● Exercise: Identify each line below containing the string "Write" and copy it.

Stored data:
>> Start

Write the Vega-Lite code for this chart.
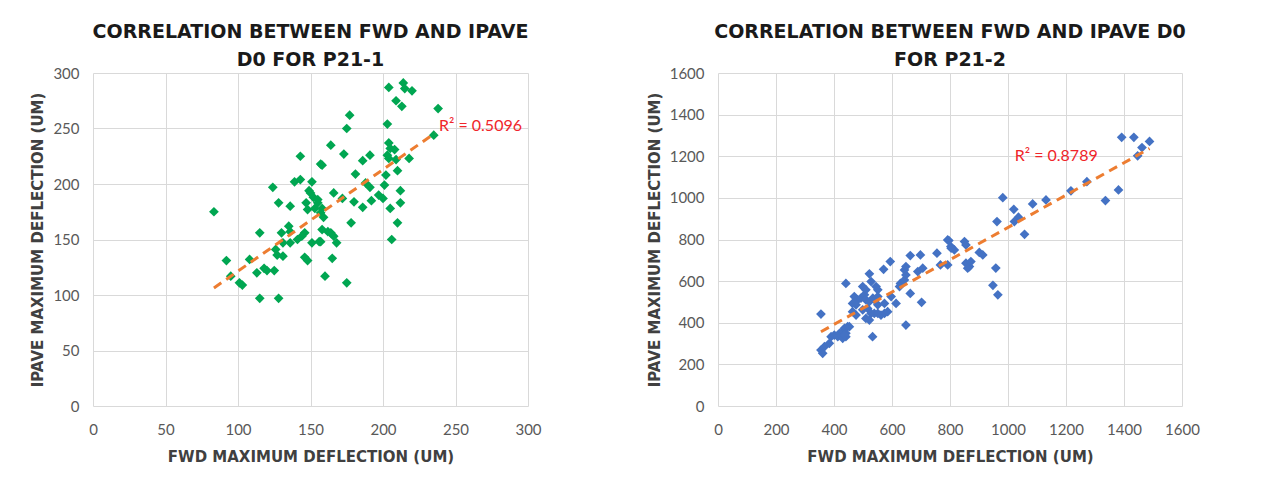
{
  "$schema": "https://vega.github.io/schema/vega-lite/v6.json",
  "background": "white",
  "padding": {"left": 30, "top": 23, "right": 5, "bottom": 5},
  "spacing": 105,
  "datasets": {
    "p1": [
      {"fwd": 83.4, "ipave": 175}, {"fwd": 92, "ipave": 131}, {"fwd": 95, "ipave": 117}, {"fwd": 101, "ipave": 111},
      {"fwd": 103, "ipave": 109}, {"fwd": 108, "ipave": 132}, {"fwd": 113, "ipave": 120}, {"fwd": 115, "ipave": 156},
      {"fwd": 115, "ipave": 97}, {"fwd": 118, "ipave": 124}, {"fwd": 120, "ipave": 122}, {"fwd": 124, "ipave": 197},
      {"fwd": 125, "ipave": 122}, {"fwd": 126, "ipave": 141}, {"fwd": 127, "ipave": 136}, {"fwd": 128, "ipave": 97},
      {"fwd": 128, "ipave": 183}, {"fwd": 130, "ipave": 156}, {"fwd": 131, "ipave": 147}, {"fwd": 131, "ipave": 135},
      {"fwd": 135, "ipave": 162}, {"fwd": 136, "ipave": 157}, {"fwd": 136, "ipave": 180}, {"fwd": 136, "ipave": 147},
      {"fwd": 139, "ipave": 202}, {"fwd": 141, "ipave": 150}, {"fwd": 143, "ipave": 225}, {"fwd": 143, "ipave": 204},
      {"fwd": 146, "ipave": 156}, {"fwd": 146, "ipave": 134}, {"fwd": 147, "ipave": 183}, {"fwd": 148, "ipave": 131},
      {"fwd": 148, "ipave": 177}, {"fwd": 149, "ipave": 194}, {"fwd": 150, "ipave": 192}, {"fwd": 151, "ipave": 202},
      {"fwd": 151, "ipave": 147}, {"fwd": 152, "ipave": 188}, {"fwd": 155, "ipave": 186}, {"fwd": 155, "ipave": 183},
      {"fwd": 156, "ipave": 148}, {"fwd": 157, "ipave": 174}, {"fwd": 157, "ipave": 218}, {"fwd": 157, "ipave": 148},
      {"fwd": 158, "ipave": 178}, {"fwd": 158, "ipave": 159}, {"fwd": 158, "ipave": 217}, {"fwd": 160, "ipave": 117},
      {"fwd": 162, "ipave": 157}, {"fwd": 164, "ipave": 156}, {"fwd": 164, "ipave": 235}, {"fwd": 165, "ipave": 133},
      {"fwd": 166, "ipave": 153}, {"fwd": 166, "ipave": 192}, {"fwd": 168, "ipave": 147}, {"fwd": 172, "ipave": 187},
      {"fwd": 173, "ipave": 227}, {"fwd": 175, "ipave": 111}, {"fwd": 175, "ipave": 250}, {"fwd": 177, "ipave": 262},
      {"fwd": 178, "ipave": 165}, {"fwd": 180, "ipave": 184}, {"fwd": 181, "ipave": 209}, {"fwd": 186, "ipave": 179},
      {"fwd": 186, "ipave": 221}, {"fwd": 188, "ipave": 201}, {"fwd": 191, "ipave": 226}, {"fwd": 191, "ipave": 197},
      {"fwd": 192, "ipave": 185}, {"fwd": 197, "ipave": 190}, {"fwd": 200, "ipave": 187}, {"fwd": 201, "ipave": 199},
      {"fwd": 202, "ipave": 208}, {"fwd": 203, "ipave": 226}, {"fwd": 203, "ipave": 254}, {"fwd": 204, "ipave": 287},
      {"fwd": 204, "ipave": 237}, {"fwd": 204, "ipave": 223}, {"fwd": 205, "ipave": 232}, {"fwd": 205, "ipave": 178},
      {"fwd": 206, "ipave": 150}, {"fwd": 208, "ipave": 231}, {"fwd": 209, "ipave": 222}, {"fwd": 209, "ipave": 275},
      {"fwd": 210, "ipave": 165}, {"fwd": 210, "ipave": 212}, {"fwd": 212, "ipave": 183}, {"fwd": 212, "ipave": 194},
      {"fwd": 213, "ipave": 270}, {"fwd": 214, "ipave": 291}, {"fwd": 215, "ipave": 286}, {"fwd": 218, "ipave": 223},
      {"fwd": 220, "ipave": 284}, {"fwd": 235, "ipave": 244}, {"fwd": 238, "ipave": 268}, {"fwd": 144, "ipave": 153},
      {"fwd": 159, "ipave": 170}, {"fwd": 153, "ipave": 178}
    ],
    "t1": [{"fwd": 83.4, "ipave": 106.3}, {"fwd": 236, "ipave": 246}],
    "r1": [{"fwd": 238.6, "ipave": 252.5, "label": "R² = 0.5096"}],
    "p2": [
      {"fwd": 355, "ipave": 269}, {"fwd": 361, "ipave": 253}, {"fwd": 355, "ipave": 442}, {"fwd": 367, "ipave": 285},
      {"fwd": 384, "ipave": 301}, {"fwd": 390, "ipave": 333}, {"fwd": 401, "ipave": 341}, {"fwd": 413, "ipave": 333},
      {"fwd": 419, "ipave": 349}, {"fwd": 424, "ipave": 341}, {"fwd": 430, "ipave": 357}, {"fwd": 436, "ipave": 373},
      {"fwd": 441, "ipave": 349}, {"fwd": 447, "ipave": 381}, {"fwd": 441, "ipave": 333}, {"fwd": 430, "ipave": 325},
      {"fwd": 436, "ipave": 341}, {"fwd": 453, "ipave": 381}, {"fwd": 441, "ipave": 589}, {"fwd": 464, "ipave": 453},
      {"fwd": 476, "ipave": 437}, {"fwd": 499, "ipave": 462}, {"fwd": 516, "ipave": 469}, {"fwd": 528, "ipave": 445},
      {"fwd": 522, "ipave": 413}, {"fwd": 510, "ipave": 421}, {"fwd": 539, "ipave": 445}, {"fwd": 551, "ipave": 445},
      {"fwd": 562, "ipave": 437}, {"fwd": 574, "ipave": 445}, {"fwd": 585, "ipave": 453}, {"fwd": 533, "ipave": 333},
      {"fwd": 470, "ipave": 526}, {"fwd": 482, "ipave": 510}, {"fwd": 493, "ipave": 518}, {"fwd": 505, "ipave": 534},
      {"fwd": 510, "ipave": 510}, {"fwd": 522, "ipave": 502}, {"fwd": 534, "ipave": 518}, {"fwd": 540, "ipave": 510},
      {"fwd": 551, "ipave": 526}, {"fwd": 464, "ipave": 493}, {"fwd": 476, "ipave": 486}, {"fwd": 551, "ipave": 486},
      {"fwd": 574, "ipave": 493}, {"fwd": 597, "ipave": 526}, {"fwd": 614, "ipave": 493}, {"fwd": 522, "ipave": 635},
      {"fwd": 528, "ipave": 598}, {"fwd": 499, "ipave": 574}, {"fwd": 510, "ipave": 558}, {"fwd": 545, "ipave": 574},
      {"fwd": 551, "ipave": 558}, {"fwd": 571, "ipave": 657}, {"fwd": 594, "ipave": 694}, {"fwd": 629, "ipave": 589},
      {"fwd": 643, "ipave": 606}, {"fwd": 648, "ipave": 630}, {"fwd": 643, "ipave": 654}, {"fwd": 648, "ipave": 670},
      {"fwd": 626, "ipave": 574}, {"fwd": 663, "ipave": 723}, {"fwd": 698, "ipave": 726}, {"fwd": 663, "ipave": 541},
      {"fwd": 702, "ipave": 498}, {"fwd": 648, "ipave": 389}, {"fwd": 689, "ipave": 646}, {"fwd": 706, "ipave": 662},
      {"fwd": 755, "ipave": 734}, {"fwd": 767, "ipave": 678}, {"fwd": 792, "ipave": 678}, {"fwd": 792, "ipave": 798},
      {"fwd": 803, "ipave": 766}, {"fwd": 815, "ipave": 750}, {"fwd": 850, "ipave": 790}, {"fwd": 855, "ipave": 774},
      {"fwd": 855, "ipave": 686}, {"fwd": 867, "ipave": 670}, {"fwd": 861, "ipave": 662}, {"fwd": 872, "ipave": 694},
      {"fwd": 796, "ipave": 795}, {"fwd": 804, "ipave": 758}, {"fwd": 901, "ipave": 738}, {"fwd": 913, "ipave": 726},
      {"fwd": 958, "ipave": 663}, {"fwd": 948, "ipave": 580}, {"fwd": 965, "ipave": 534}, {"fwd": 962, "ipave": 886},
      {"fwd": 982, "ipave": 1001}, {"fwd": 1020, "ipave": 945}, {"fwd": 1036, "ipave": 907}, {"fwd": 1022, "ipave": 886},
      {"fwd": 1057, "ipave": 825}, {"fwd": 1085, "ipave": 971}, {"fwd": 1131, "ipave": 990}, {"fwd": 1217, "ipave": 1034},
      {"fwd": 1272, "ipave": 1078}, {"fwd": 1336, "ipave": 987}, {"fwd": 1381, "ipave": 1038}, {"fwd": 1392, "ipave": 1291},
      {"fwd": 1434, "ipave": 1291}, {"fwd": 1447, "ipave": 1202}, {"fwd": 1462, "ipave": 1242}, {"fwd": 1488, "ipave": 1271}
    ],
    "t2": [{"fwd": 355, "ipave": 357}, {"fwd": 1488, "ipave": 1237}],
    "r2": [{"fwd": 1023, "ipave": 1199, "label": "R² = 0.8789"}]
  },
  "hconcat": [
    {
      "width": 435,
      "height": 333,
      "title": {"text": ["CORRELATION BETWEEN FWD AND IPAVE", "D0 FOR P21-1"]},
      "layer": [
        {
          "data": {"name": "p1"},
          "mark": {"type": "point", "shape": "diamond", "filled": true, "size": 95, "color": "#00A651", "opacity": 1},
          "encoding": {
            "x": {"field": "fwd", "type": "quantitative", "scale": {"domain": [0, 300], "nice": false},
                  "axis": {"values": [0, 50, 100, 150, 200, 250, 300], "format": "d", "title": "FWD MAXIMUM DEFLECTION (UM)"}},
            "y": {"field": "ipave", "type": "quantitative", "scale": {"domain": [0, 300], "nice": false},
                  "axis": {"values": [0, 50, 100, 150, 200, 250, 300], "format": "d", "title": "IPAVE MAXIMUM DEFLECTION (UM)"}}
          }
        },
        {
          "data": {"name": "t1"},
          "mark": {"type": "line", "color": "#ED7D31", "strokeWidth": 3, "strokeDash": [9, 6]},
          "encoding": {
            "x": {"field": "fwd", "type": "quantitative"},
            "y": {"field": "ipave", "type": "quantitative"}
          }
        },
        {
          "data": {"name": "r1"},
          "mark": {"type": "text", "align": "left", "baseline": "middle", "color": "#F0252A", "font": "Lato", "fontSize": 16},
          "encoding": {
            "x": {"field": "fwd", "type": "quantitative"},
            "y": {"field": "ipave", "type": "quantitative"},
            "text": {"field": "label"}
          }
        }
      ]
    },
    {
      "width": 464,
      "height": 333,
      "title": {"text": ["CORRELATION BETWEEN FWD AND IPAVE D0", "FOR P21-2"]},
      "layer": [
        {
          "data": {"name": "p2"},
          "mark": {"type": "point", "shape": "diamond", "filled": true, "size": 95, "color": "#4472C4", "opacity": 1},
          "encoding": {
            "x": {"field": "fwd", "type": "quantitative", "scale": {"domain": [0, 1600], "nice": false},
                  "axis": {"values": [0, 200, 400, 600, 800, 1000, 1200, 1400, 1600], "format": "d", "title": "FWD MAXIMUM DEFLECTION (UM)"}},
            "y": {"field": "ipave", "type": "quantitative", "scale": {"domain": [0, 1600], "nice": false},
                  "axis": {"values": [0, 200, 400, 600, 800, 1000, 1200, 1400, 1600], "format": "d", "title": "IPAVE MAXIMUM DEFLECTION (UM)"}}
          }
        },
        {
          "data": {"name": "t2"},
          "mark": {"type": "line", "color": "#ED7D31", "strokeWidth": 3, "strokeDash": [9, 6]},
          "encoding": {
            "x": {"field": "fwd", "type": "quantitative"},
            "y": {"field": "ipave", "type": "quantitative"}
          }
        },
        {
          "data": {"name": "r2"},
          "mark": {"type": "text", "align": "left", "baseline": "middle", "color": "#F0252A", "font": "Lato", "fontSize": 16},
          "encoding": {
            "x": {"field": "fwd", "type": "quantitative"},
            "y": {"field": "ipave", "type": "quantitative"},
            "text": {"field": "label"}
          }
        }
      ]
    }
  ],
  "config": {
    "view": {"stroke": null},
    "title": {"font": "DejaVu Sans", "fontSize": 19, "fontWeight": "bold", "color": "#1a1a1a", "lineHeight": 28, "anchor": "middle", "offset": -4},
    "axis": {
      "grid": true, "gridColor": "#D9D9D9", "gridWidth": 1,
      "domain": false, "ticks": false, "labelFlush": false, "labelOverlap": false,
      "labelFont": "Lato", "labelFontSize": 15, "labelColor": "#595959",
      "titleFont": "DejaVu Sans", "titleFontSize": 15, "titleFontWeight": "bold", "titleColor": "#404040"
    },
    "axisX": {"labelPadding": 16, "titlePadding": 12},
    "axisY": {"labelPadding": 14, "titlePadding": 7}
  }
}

>> End
>> Start

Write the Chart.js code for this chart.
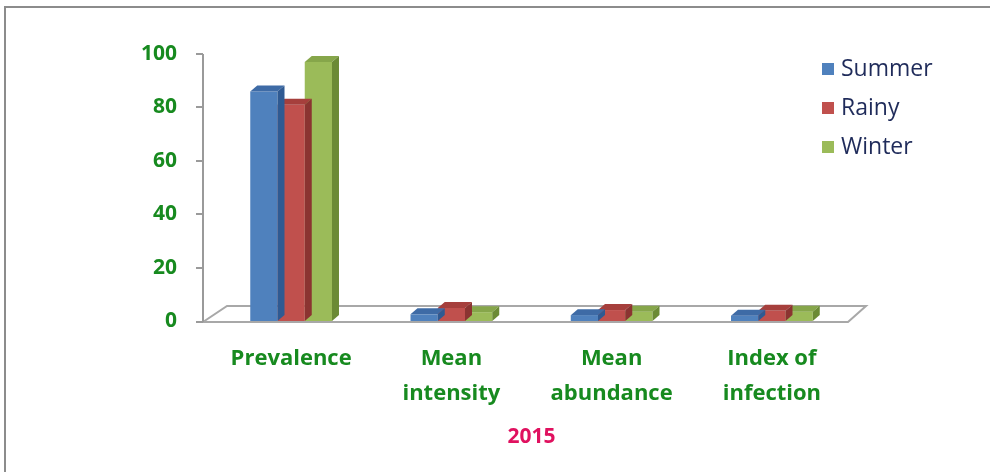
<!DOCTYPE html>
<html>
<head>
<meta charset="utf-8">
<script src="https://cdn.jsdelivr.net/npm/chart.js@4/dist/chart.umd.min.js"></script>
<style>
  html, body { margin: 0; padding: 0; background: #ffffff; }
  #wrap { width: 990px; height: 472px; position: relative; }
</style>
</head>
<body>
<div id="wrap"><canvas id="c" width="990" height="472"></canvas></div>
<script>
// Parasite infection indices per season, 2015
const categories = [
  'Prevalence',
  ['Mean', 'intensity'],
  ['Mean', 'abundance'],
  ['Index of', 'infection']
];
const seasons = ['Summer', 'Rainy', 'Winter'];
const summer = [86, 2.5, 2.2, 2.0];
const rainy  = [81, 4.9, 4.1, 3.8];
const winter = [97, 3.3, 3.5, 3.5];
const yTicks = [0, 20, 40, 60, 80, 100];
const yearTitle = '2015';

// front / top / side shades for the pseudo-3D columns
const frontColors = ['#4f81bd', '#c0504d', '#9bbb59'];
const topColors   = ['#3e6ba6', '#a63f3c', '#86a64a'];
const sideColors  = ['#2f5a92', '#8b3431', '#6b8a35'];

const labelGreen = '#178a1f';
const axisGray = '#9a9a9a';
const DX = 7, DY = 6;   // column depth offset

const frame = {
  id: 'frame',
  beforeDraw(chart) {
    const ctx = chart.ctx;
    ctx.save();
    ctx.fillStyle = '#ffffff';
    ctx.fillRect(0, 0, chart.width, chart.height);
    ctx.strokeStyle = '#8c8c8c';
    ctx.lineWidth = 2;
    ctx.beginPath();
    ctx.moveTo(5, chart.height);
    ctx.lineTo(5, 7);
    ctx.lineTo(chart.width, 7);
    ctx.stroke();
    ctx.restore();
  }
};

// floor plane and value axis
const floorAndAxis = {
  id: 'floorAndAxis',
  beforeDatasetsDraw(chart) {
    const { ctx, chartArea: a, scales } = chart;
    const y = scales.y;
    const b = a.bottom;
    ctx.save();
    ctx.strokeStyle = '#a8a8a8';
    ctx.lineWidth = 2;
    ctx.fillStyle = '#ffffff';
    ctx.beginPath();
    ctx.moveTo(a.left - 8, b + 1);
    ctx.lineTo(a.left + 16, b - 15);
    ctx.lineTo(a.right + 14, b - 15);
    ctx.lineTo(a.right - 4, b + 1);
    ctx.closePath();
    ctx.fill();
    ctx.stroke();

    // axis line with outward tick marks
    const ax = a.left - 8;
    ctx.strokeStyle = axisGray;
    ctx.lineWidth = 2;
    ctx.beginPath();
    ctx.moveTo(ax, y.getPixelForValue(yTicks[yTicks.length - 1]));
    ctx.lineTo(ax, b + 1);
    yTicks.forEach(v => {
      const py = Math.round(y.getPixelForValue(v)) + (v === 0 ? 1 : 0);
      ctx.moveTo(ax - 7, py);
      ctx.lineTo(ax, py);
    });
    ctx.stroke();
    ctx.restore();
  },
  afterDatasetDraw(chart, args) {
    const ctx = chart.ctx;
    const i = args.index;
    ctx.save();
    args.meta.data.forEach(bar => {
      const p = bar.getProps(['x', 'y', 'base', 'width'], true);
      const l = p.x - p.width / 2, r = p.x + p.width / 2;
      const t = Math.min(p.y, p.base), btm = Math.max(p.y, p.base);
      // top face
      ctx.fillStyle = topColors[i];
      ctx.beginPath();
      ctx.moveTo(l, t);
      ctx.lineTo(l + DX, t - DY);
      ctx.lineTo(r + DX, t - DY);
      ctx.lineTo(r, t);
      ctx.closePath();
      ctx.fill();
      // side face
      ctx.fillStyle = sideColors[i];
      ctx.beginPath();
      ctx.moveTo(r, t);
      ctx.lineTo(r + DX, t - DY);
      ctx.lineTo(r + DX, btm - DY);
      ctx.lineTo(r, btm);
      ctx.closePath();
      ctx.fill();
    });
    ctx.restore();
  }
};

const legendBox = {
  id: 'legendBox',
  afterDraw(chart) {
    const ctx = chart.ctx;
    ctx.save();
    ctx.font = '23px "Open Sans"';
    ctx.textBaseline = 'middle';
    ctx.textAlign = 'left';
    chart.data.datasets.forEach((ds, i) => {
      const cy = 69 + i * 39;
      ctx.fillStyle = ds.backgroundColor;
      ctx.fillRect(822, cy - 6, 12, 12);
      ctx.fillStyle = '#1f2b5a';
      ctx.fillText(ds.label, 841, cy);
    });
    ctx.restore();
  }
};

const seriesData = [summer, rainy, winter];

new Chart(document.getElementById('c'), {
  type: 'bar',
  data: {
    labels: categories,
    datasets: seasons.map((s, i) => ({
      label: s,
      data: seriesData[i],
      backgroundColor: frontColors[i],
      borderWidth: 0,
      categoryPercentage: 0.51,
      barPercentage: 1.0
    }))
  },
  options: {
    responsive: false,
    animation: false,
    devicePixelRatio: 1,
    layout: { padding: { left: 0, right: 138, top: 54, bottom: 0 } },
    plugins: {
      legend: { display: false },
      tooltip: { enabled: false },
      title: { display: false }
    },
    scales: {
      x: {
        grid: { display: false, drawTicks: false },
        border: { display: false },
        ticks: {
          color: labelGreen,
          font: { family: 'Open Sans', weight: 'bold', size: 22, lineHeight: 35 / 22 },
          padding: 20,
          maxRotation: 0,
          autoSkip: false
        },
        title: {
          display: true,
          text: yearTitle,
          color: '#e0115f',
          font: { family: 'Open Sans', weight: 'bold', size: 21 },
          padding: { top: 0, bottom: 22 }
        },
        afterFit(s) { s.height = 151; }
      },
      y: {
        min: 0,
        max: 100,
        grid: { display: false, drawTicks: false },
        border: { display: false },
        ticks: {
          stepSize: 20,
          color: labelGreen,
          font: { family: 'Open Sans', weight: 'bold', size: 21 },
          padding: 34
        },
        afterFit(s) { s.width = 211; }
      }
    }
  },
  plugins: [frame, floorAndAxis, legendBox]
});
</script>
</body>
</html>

>> End

● Exercise response:
Write the Vega-Lite code for this chart.
Write the Chart.js code for this chart.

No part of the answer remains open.